◆ Stored data:
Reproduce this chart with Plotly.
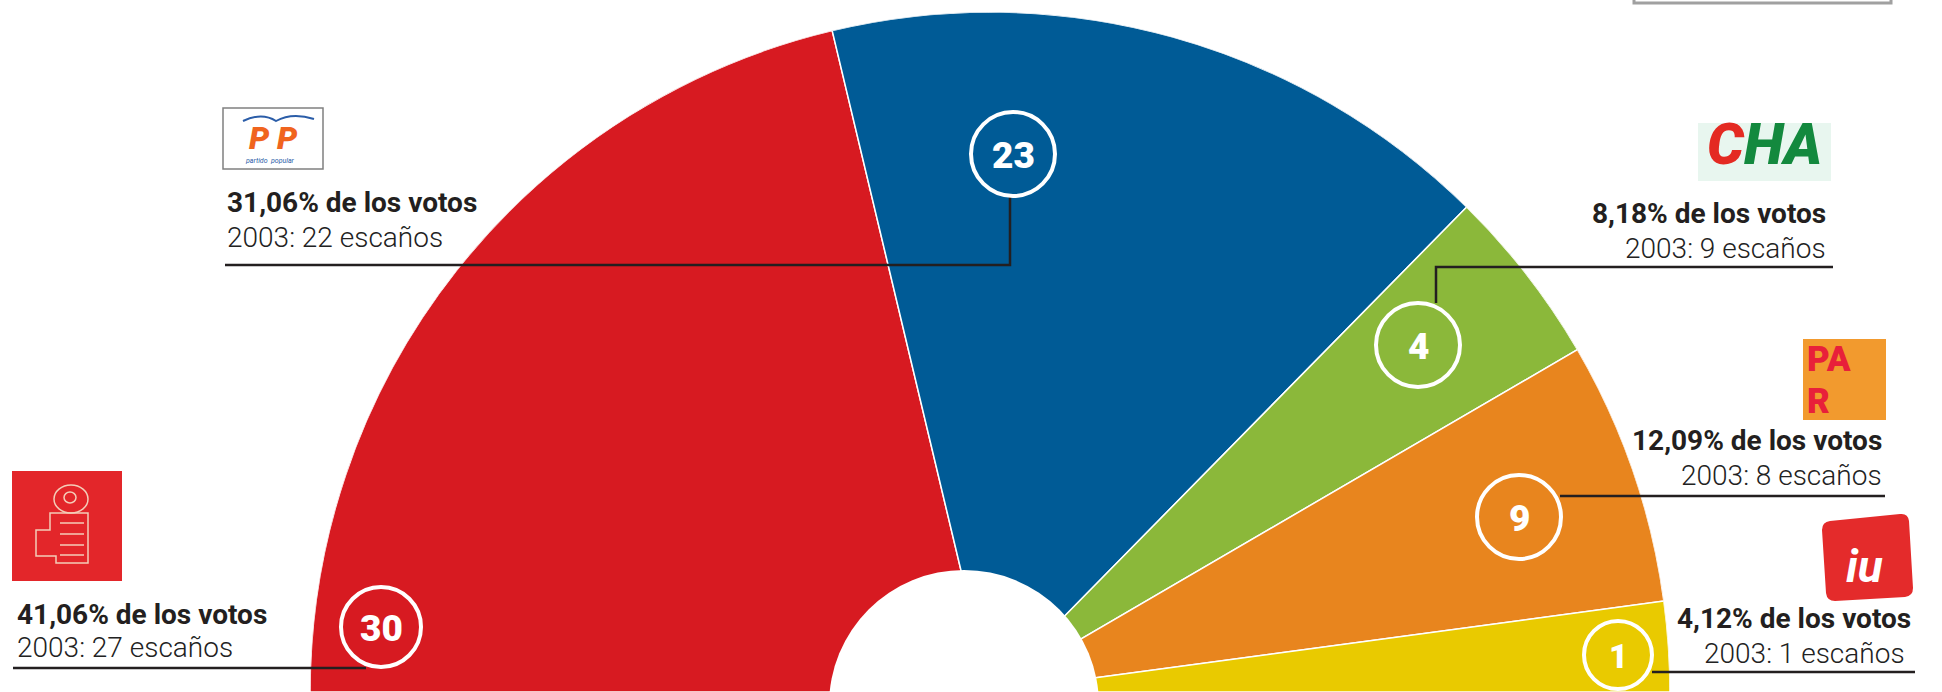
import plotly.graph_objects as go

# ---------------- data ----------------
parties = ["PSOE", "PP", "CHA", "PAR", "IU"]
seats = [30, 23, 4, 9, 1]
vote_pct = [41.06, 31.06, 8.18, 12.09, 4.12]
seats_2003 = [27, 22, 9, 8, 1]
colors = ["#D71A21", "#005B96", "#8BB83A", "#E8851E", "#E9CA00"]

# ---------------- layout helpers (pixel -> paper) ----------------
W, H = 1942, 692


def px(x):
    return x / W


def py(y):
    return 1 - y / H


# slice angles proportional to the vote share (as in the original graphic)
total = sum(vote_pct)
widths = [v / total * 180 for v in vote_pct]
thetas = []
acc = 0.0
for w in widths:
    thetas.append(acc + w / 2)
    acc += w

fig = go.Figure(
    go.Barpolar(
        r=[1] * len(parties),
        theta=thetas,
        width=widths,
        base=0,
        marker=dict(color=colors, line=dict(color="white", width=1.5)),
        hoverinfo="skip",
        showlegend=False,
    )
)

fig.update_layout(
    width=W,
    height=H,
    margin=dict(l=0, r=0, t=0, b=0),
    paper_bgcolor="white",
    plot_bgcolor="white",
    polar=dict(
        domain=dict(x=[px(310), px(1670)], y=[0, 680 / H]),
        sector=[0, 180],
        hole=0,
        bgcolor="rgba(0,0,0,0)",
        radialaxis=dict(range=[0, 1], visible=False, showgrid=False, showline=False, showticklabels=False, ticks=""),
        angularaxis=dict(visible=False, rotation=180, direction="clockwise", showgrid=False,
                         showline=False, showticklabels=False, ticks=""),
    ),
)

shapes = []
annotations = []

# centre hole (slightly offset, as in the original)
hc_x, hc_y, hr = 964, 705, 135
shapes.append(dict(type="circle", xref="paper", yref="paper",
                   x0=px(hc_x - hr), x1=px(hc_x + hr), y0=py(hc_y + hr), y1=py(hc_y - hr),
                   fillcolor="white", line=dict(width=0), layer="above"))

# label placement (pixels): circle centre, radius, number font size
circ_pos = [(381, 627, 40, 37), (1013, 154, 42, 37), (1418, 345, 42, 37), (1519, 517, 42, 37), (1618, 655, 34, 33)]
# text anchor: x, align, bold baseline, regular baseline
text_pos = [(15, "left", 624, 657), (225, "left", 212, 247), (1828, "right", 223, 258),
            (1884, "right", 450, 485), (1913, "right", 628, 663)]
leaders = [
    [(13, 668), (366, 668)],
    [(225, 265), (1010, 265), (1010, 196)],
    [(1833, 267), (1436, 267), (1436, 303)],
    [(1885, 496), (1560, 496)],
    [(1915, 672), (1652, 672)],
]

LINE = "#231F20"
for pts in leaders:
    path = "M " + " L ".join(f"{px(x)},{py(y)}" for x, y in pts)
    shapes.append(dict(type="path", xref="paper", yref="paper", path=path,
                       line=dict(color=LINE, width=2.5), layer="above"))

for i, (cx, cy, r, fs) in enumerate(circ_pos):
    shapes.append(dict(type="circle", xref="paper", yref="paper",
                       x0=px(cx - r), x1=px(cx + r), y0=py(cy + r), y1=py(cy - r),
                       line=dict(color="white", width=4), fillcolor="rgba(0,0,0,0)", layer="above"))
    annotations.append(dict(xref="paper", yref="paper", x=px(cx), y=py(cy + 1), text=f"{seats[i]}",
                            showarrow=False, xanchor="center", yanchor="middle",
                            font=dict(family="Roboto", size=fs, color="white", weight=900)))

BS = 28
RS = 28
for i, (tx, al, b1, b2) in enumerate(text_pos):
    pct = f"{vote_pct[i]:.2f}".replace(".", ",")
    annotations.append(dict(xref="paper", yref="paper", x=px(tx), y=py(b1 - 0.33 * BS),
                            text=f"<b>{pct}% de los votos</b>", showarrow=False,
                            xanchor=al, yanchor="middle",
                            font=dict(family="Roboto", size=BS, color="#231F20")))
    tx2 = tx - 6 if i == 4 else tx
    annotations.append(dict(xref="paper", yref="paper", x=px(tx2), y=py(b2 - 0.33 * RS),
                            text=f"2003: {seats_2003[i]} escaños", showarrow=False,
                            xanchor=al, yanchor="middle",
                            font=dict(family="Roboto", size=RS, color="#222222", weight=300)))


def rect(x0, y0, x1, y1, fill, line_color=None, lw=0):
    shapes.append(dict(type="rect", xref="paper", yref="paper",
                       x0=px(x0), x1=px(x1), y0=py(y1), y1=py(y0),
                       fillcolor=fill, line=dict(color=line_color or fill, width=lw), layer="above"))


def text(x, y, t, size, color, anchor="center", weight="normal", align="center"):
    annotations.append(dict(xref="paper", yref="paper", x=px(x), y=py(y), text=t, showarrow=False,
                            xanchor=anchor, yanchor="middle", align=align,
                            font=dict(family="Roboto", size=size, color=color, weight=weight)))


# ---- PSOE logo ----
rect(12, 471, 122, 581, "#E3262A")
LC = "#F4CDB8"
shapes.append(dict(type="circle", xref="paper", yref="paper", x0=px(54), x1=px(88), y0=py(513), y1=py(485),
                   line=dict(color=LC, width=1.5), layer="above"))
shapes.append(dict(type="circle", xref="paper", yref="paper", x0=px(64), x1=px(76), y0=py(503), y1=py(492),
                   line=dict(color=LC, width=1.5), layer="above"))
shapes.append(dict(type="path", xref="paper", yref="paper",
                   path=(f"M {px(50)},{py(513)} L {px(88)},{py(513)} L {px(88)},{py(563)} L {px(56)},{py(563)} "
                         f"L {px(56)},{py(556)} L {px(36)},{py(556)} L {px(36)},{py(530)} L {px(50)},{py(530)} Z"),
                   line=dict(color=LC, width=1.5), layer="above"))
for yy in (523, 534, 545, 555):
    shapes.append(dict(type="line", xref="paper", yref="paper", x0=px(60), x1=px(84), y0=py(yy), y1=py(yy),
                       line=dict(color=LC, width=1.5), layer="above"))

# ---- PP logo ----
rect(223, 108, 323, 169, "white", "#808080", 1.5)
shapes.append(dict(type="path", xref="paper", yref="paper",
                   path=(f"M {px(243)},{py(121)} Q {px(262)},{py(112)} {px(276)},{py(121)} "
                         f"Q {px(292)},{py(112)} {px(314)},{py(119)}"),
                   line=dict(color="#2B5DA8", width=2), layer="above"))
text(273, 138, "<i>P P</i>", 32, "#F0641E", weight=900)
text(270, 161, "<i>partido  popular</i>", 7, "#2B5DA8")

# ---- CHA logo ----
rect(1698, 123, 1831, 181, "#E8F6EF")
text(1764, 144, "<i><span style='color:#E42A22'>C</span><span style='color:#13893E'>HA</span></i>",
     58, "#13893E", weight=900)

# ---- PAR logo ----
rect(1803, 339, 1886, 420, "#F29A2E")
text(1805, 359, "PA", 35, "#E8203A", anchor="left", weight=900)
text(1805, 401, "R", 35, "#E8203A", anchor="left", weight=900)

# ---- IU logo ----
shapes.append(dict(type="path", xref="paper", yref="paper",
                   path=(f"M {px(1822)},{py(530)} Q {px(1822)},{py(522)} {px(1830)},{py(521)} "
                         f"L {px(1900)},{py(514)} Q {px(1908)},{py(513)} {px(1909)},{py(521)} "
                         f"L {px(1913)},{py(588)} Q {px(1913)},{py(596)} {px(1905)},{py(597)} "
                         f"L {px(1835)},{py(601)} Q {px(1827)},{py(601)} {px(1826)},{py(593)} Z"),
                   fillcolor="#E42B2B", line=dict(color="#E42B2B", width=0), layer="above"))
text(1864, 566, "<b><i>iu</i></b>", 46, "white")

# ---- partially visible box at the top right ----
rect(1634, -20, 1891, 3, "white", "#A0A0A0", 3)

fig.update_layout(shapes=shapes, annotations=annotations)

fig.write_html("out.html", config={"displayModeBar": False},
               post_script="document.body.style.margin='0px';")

◆ What to produce: Write out the lines from the start of the material to the line with "annotations = []", inclusive and exactly. Skip the pictures.

◆ Result:
Reproduce this chart with Plotly.
import plotly.graph_objects as go

# ---------------- data ----------------
parties = ["PSOE", "PP", "CHA", "PAR", "IU"]
seats = [30, 23, 4, 9, 1]
vote_pct = [41.06, 31.06, 8.18, 12.09, 4.12]
seats_2003 = [27, 22, 9, 8, 1]
colors = ["#D71A21", "#005B96", "#8BB83A", "#E8851E", "#E9CA00"]

# ---------------- layout helpers (pixel -> paper) ----------------
W, H = 1942, 692


def px(x):
    return x / W


def py(y):
    return 1 - y / H


# slice angles proportional to the vote share (as in the original graphic)
total = sum(vote_pct)
widths = [v / total * 180 for v in vote_pct]
thetas = []
acc = 0.0
for w in widths:
    thetas.append(acc + w / 2)
    acc += w

fig = go.Figure(
    go.Barpolar(
        r=[1] * len(parties),
        theta=thetas,
        width=widths,
        base=0,
        marker=dict(color=colors, line=dict(color="white", width=1.5)),
        hoverinfo="skip",
        showlegend=False,
    )
)

fig.update_layout(
    width=W,
    height=H,
    margin=dict(l=0, r=0, t=0, b=0),
    paper_bgcolor="white",
    plot_bgcolor="white",
    polar=dict(
        domain=dict(x=[px(310), px(1670)], y=[0, 680 / H]),
        sector=[0, 180],
        hole=0,
        bgcolor="rgba(0,0,0,0)",
        radialaxis=dict(range=[0, 1], visible=False, showgrid=False, showline=False, showticklabels=False, ticks=""),
        angularaxis=dict(visible=False, rotation=180, direction="clockwise", showgrid=False,
                         showline=False, showticklabels=False, ticks=""),
    ),
)

shapes = []
annotations = []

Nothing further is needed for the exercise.